Muitas das suas inúmeras fábricas, antigamente povoadas por operários têxteis, cheias de vida e de gente fervorosamente dedicada ao seu trabalho, estão agora abandonadas e habitadas por outros seres. As aranhas e as suas teias, que tudo adornam, transportam-nos a um passado não tão distante quanto possa parecer.
Esta cidade portuguesa, situada na encosta da Serra da Estrela, tem estado, desde sempre, ligada ao tratamento de lã e à produção de lanifícios. Com a industrialização, tornou-se uma potência têxtil comparável a algumas das cidades inglesas mais avançadas, passando a ser conhecida como a Manchester portuguesa. Das suas cerca de 200 fábricas e oficinas exportavam-se tecidos para todo o mundo, os seus debuxadores eram premiados em eventos internacionais e às suas gentes nunca lhes faltou trabalho. Um trabalho duro, com um horário prolongado (as fábricas trabalhavam em dois turnos, durante as 24 horas), mas mesmo assim preferido por muitos às únicas alternativas possíveis: a agricultura ou a pastorícia.

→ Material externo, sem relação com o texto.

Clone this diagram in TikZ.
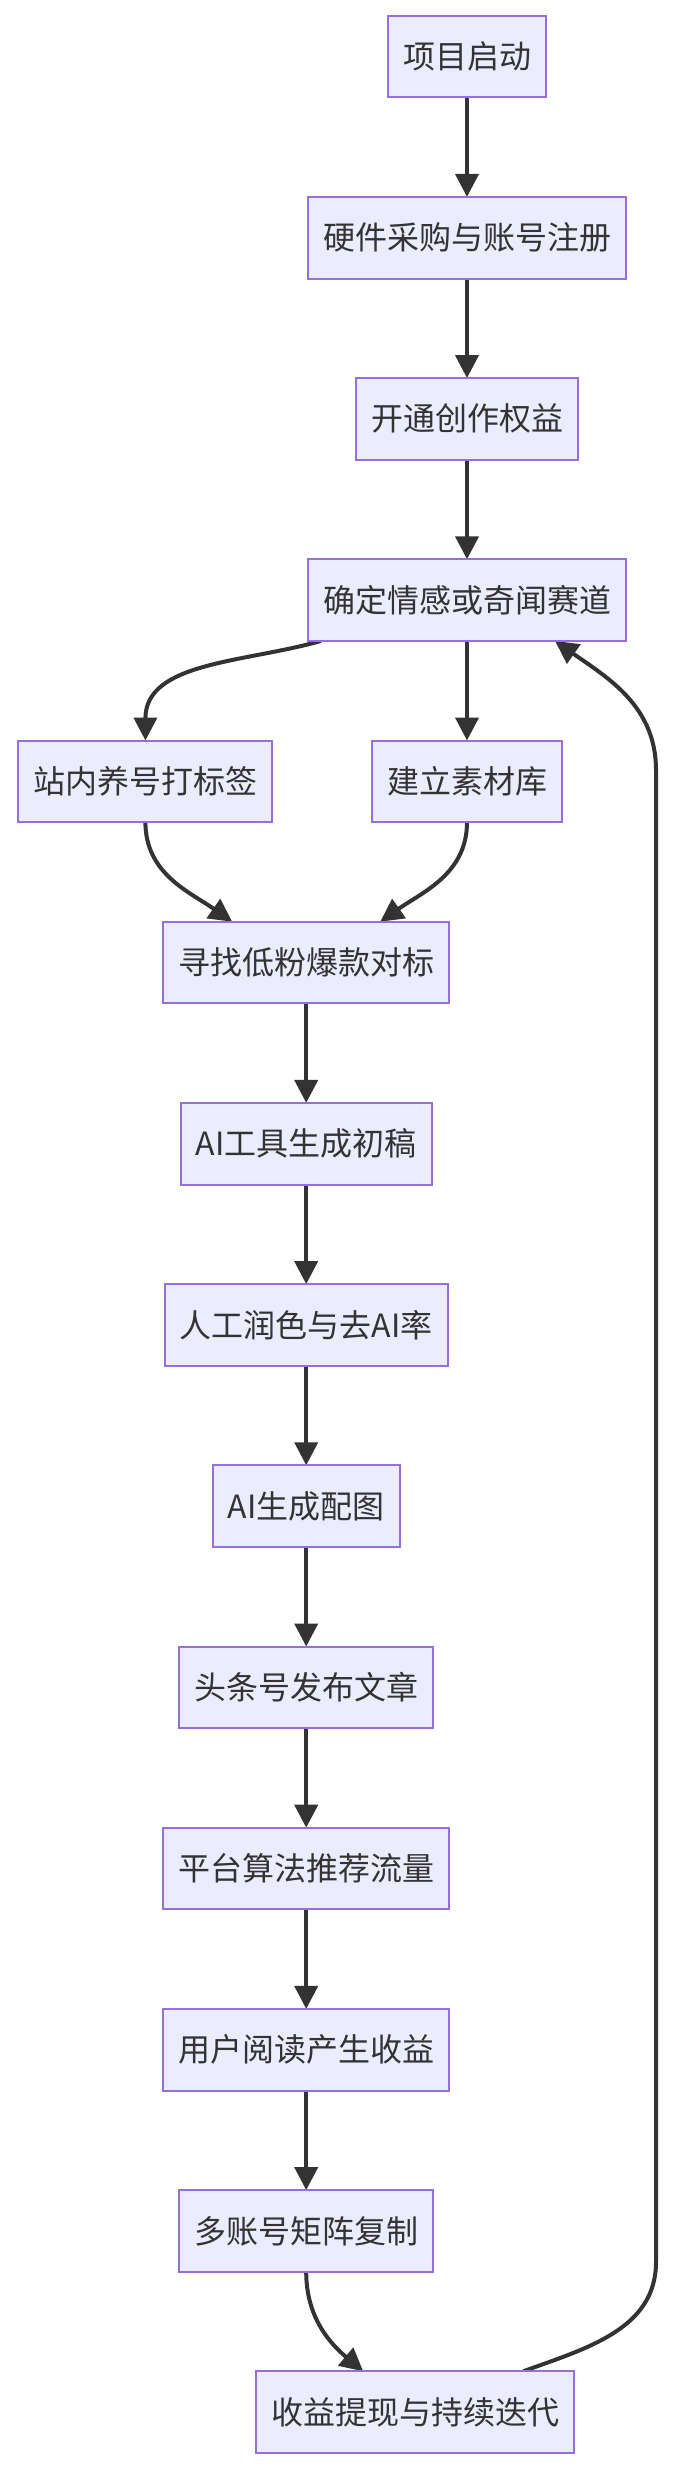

Entre os anos 60 e 80 do século passado começou um declínio rápido, muito rápido, e quase todas as fábricas fecharam. As razões são muitas mas a proximidade dos factos, a ferida aberta daqueles que perderam os seus empregos e dos que arruinaram as firmas herdadas, torna ainda hoje difícil realizar uma análise fria e certeira. Parece claro que a abertura aos mercados asiáticos e o contexto sócio-político que se seguiu ao 25 de Abril tiveram um papel decisivo neste destino.
Mas algumas fábricas, poucas, resistiram. Modernizaram as suas instalações, investiram no sentido e momento adequado e escaparam à maldição. Nestas não há aranhas e a fúria dos deuses ficou às portas. Nestas encontramos mulheres, as mesmas mulheres que protagonizam «As Fiadeiras», mas que mudaram a roca de fiar e a meadeira por máquinas modernas. As mesmas mulheres que, curvadas sobre os tecidos, como sempre se fez, se concentram em revisar as peças e corrigir, fio a fio, o que o tear não teceu.
Nesta exposição, Pedro Ortuño dá-nos a sua visão da indústria da lanifícios da Serra da Estrela. Retrata as Aracnes, não tão jovens, que sobrevivem no meio de tecidos, desconhecendo qual será o seu futuro e o das fábricas onde trabalham. Retrata os aracnídeos e as suas teias, que se apoderaram das máquinas paradas.
As suas obras (fotografias , áudio e instalação) aproximam-nos à realidade desta região que ele próprio foi descobrindo, pouco a pouco, durante os meses em que esteve a viver e a trabalhar na Covilhã.
O título escolhido: «Arqueologia do presente: lanifícios» aparentemente paradoxal na sua primeira parte, faz-nos reflectir sobre o estado actual de muitos destes edifícios fabris, recordar o seu passado e imaginar a sua evolução futura.
A instalação parece evocar a exportação dos tecidos covilhanenses. Uns ramos queimados, provenientes do grande incêndio que este verão devastou grande parte da encosta onde se ergue a Covilhã, equivalem aos caminhos percorridos pelas roupas e tecidos, numa metáfora do que deixou de ser.
As fotografias, organizadas em dípticos e trípticos, apresentam vários tipos de emoldurados e variam de planos gerais a detalhes. Enquadramentos escolhidos que nos levam do silêncio em suspensão dos espaços abandonados à concentração calada do trabalho fabril.
Graças a Pedro Ortuño, colocamo-nos no papel do «arqueólogo do presente» e por sua mão, entramos em diversas fábricas , passeamos pelos seus espaços e encontramos imagens que nos surpreendem, que cativam o nosso olhar e que conseguem explicar o que aconteceu nesses lugares noutro tempo. Descubrimos, igualmente, algo que só vêm os olhos que querem ver: a beleza escondida dos espaços abandonados.